[PROBLEM TO SOLVE]
Copy out all lines carrying the word "with".

[GIVEN ENTRIES]
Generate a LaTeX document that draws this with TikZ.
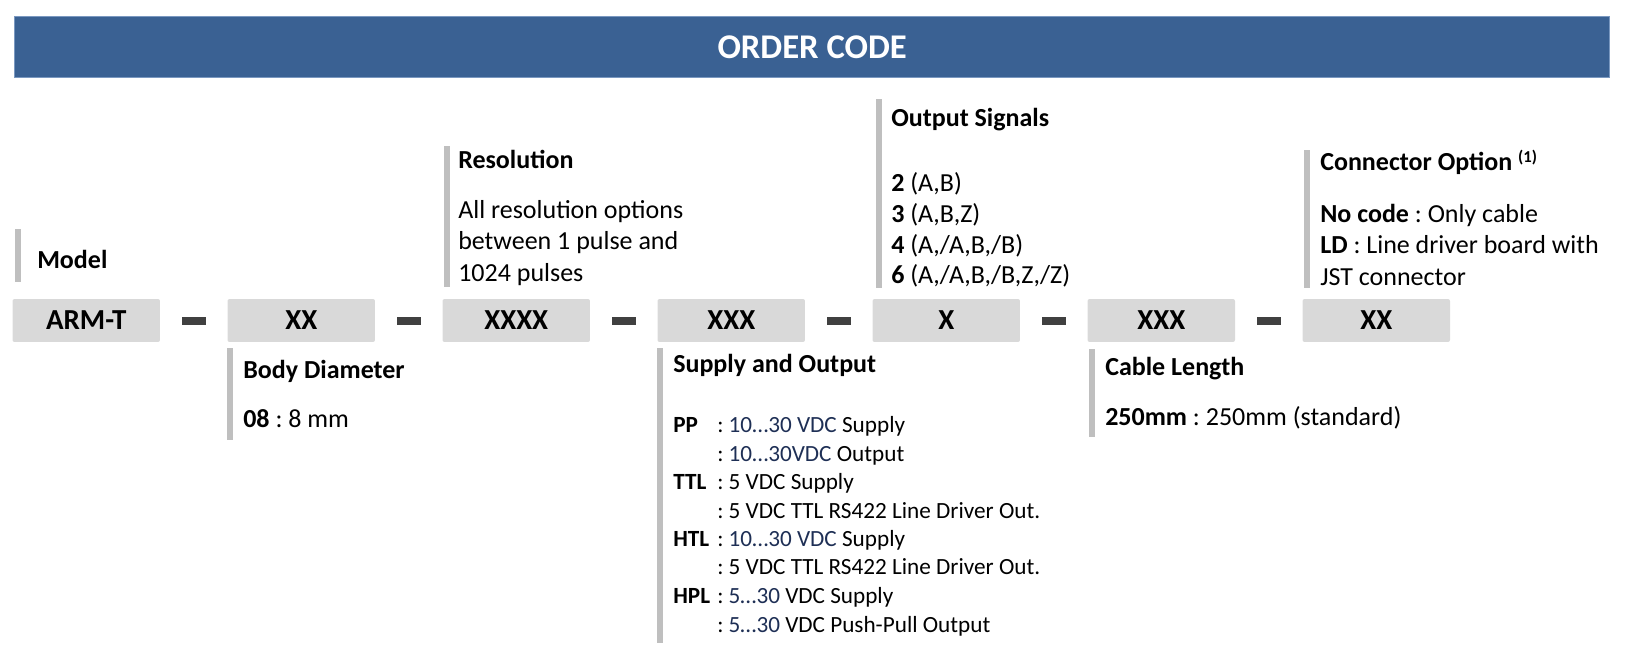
\documentclass[tikz,border=0pt]{standalone}
\usepackage{fontspec}
\setmainfont{Carlito}
\definecolor{bannerblue}{HTML}{3A6193}
\definecolor{banneredge}{HTML}{7A98C0}
\definecolor{boxgray}{HTML}{D9D9D9}
\definecolor{bargray}{HTML}{BFBFBF}
\definecolor{dashgray}{HTML}{404040}
\definecolor{navy}{HTML}{1E2F55}
\newcommand{\mainsize}{\fontsize{19.5pt}{23.6pt}\selectfont}
\newcommand{\listsize}{\fontsize{17.4pt}{21pt}\selectfont}
\newcommand{\nv}[1]{\textcolor{navy}{#1}}
\frenchspacing
\begin{document}
\begin{tikzpicture}[x=0.75pt,y=-0.75pt,
  banner/.style={fill=bannerblue,draw=banneredge,line width=0.6pt},
  codebox/.style={fill=boxgray,rounded corners=1.5pt,minimum width=110.6pt,minimum height=32.2pt,inner sep=0pt,
    font=\fontsize{21.75pt}{24pt}\selectfont\bfseries},
  dashbar/.style={fill=dashgray,minimum width=18pt,minimum height=6pt,inner sep=0pt},
  sidebar/.style={fill=bargray},
  txt/.style={anchor=base west,inner sep=0pt,font=\mainsize\frenchspacing},
  hdr/.style={anchor=base west,inner sep=0pt,font=\mainsize\bfseries\frenchspacing},
  lst/.style={anchor=base west,inner sep=0pt,font=\listsize\frenchspacing},
  lstkey/.style={anchor=base west,inner sep=0pt,font=\listsize\bfseries}]
\useasboundingbox (0,0) rectangle (1626,660);
% banner
\path[banner] (14.7,16) rectangle (1609.7,77.7);
\node[text=white,font=\fontsize{26pt}{30pt}\selectfont\bfseries] (title) at (812.2,46.9) {ORDER CODE};
% code boxes
\node[codebox] (c1) at (86.25,320.5) {ARM-T};
\node[codebox] (c2) at (301.25,320.5) {XX};
\node[codebox] (c3) at (516.25,320.5) {XXXX};
\node[codebox] (c4) at (731.25,320.5) {XXX};
\node[codebox] (c5) at (946.25,320.5) {X};
\node[codebox] (c6) at (1161.25,320.5) {XXX};
\node[codebox] (c7) at (1376.25,320.5) {XX};
% dashes
\node[dashbar] (d1) at (193.75,320.7) {};
\node[dashbar] (d2) at (408.75,320.7) {};
\node[dashbar] (d3) at (623.75,320.7) {};
\node[dashbar] (d4) at (838.75,320.7) {};
\node[dashbar] (d5) at (1053.75,320.7) {};
\node[dashbar] (d6) at (1268.75,320.7) {};
% Model
\fill[sidebar] (15,229) rectangle (21,282);
\node[hdr] (model) at (37,268) {Model};
% Body diameter
\fill[sidebar] (227,348) rectangle (233,440);
\node[hdr] (bodyh) at (243,378) {Body Diameter};
\node[txt] (body1) at (243,427) {\textbf{08} : 8 mm};
% Resolution
\fill[sidebar] (444,146) rectangle (450,287);
\node[hdr] (resh) at (458,168) {Resolution};
\node[txt] (res1) at (458,218) {All resolution options};
\node[txt] (res2) at (458,249.5) {between 1 pulse and};
\node[txt] (res3) at (458,281) {1024 pulses};
% Supply and output
\fill[sidebar] (657,348) rectangle (663,643);
\node[hdr] (suph) at (673,372) {Supply and Output};
\node[lstkey] (k1) at (673,432) {PP};
\node[lst] (s1) at (717,432) {: \nv{10…30 VDC} Supply};
\node[lst] (s2) at (717,461) {: \nv{10…30VDC} Output};
\node[lstkey] (k2) at (673,489) {TTL};
\node[lst] (s3) at (717,489) {: 5 VDC Supply};
\node[lst] (s4) at (717,518) {: 5 VDC TTL RS422 Line Driver Out.};
\node[lstkey] (k3) at (673,546) {HTL};
\node[lst] (s5) at (717,546) {: \nv{10…30 VDC} Supply};
\node[lst] (s6) at (717,574) {: 5 VDC TTL RS422 Line Driver Out.};
\node[lstkey] (k4) at (673,603) {HPL};
\node[lst] (s7) at (717,603) {: \nv{5…30} VDC Supply};
\node[lst] (s8) at (717,632) {: \nv{5…30} VDC Push-Pull Output};
% Output signals
\fill[sidebar] (876,99) rectangle (882,288);
\node[hdr] (outh) at (891,126) {Output Signals};
\node[txt] (o1) at (891,191) {\textbf{2} (A,B)};
\node[txt] (o2) at (891,222) {\textbf{3} (A,B,Z)};
\node[txt] (o3) at (891,253) {\textbf{4} (A,/A,B,/B)};
\node[txt] (o4) at (891,283) {\textbf{6} (A,/A,B,/B,Z,/Z)};
% Cable length
\fill[sidebar] (1089,349) rectangle (1095,437);
\node[hdr] (cabh) at (1105,375) {Cable Length};
\node[txt] (cab1) at (1105,425) {\textbf{250mm} : 250mm (standard)};
% Connector option
\fill[sidebar] (1304,150) rectangle (1310,288);
\node[hdr] (conh) at (1320,170) {Connector Option \raisebox{5.5pt}{\fontsize{12.5pt}{13pt}\selectfont (1)}};
\node[txt] (con1) at (1320,222) {\textbf{No code} : Only cable};
\node[txt] (con2) at (1320,253.5) {\textbf{LD} : Line driver board with};
\node[txt] (con3) at (1320,285) {JST connector};
\end{tikzpicture}
\end{document}
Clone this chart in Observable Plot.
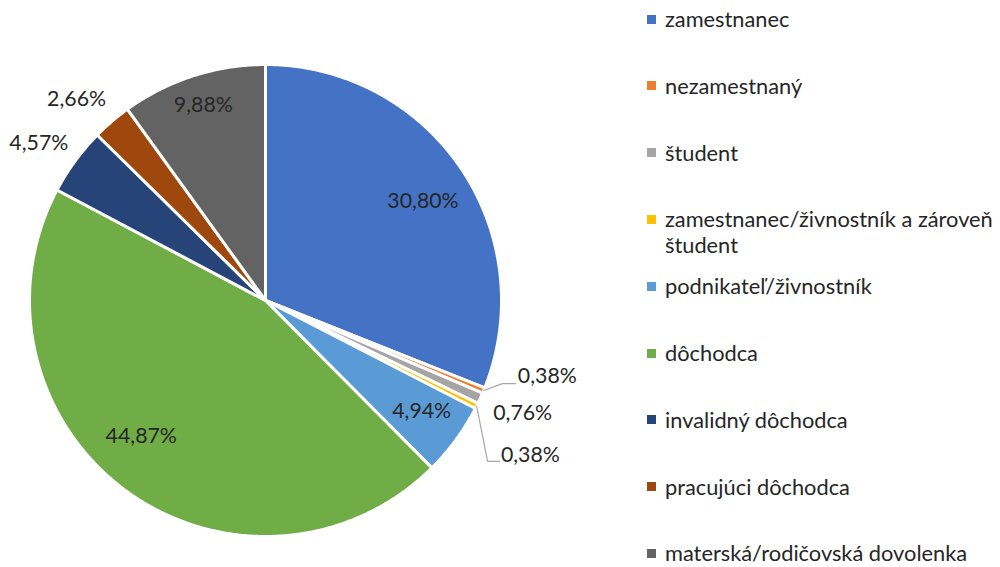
<!DOCTYPE html>
<html>
<head>
<meta charset="utf-8">
<script src="https://cdn.jsdelivr.net/npm/d3@7"></script>
<script src="https://cdn.jsdelivr.net/npm/@observablehq/plot@0.6"></script>
<style>
  body { margin: 0; background: #fff; }
  #wrap { position: relative; width: 1000px; height: 567px; overflow: hidden; }
  #legend { position: absolute; left: 647px; top: 0; font-family: Lato, "Open Sans", sans-serif; font-size: 21.8px; color: #262626; }
  .item { position: absolute; left: 0; white-space: nowrap; line-height: 22px; }
  .sw { position: absolute; left: 0; top: 6.5px; width: 9px; height: 9px; }
  .lbl { position: absolute; left: 18px; top: 0; }
  .lbl div + div { margin-top: 4px; }
</style>
</head>
<body>
<div id="wrap"><div id="chart"></div><div id="legend"></div></div>
<script>
const categories = [
  "zamestnanec",
  "nezamestnaný",
  "študent",
  "zamestnanec/živnostník a zároveň študent",
  "podnikateľ/živnostník",
  "dôchodca",
  "invalidný dôchodca",
  "pracujúci dôchodca",
  "materská/rodičovská dovolenka"
];
const legendLines = [
  ["zamestnanec"],
  ["nezamestnaný"],
  ["študent"],
  ["zamestnanec/živnostník a zároveň", "študent"],
  ["podnikateľ/živnostník"],
  ["dôchodca"],
  ["invalidný dôchodca"],
  ["pracujúci dôchodca"],
  ["materská/rodičovská dovolenka"]
];
const values = [30.80, 0.38, 0.76, 0.38, 4.94, 44.87, 4.57, 2.66, 9.88];
const colors = ["#4472C4", "#ED7D31", "#A5A5A5", "#FFC000", "#5B9BD5", "#70AD47", "#264478", "#9E480E", "#636363"];

// label layout (radial factor and angular nudge in degrees)
const labelRadius = [0.79, 1.237, 1.19, 1.30, 0.81, 0.78, 1.17, 1.17, 0.87];
const labelShift = [1.8, -7.3, -0.8, 3.75, -1, 5.9, -1.4, -2.5, 0.3];
// leader lines: [slice index, elbow, end] in unit coordinates
const leaders = [
  [1, [1.004, -0.352], [1.059, -0.352]],
  [3, [0.941, -0.682], [0.992, -0.682]]
];

const total = d3.sum(values);
const toRad = a => a * Math.PI / 180;
const pt = (r, deg) => [r * Math.sin(toRad(deg)), r * Math.cos(toRad(deg))];

let cum = 0;
const slices = values.map((v, i) => {
  const a0 = cum / total * 360;
  cum += v;
  const a1 = cum / total * 360;
  return { i, cat: categories[i], a0, a1, mid: (a0 + a1) / 2, v };
});

const wedgePts = [];
for (const s of slices) {
  const steps = Math.max(2, Math.ceil((s.a1 - s.a0) / 0.5));
  const pts = [[0, 0]];
  for (let k = 0; k <= steps; k++) pts.push(pt(1, s.a0 + (s.a1 - s.a0) * k / steps));
  pts.push([0, 0]);
  for (const [x, y] of pts) wedgePts.push({ x, y, cat: s.cat });
}

const fmt = v => v.toFixed(2).replace(".", ",") + "%";
const labels = slices.map(s => {
  const [x, y] = pt(labelRadius[s.i], s.mid + labelShift[s.i]);
  return { x, y, text: fmt(s.v) };
});

const leaderPts = [];
leaders.forEach(([i, e, f], k) => {
  const [sx, sy] = pt(1.0, slices[i].mid);
  leaderPts.push({ x: sx, y: sy, k }, { x: e[0], y: e[1], k }, { x: f[0], y: f[1], k });
});

const R = 236, cx = 265, cy = 300, W = 1000, H = 567;
const chart = Plot.plot({
  width: W, height: H,
  margin: 0,
  x: { domain: [-cx / R, (W - cx) / R], range: [0, W], axis: null },
  y: { domain: [-(H - cy) / R, cy / R], range: [H, 0], axis: null },
  color: { domain: categories, range: colors },
  style: { fontFamily: "Lato, 'Open Sans', sans-serif", background: "white" },
  marks: [
    Plot.line(wedgePts, { x: "x", y: "y", z: "cat", fill: "cat", stroke: "white", strokeWidth: 3, strokeLinejoin: "round" }),
    Plot.line(leaderPts, { x: "x", y: "y", z: "k", stroke: "#A6A6A6", strokeWidth: 1.2 }),
    Plot.text(labels, { x: "x", y: "y", text: "text", fontSize: 21.3, fill: "#262626", textAnchor: "middle" })
  ]
});
document.getElementById("chart").appendChild(chart);

const legend = document.getElementById("legend");
legendLines.forEach((lines, i) => {
  const item = document.createElement("div");
  item.className = "item";
  item.style.top = (19 + i * 66.8 - 11) + "px";
  const sw = document.createElement("div");
  sw.className = "sw";
  sw.style.background = colors[i];
  const lb = document.createElement("div");
  lb.className = "lbl";
  for (const line of lines) {
    const d = document.createElement("div");
    d.textContent = line;
    lb.appendChild(d);
  }
  item.appendChild(sw);
  item.appendChild(lb);
  legend.appendChild(item);
});
</script>
</body>
</html>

[RESPONSE TO THIS TASK]
Generate a LaTeX document that draws this with TikZ.
\node[txt] (con2) at (1320,253.5) {\textbf{LD} : Line driver board with};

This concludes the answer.